Investors may use commodities for diversification, inflation sensitivity, or tactical exposure to supply-demand trends. Access can come through futures, commodity ETFs, commodity-linked stocks, managed futures funds, or physical holdings. Each route has different risks and tax treatment.
Risks and Misreads
Commodity investing can be more complicated than buying a stock index. Futures-based products are affected by roll yield, collateral returns, contract selection, contango, and backwardation. Commodity producers may not track the commodity price perfectly because company costs, debt, hedges, reserves, and management decisions matter.
Commodity prices are also highly cyclical. A price spike can attract new supply, reduce demand, or trigger policy responses. A price collapse can shut production and set up future shortages. The market often moves before the economic story is obvious.
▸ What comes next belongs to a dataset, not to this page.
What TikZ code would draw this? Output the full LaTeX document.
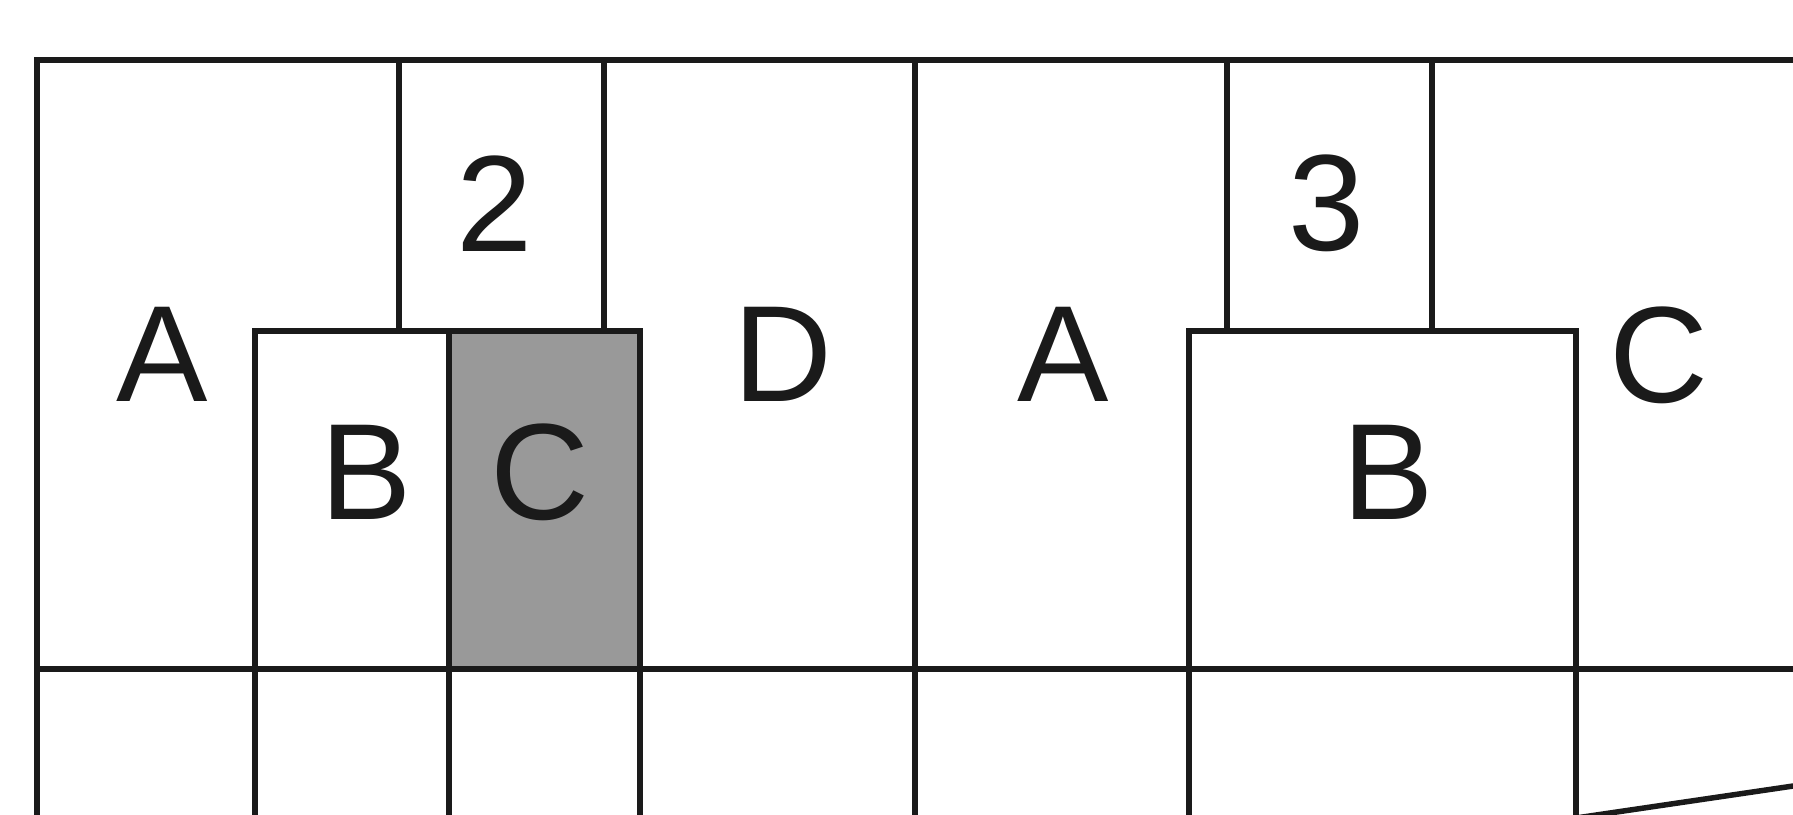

Commodity exposure also reaches ordinary portfolios indirectly. Energy, materials, industrial, transportation, and consumer-staples companies can all be affected by raw-material prices. Even investors who never buy a commodity fund may still have commodity sensitivity through stock holdings, inflation, interest rates, and household expenses.
Investor Takeaway
The commodities market is where raw-material prices become financial signals. It connects real-world supply chains with tradable contracts and investment products. The useful question is not just whether a commodity price is rising or falling, but why it is moving and how the chosen exposure actually captures that move.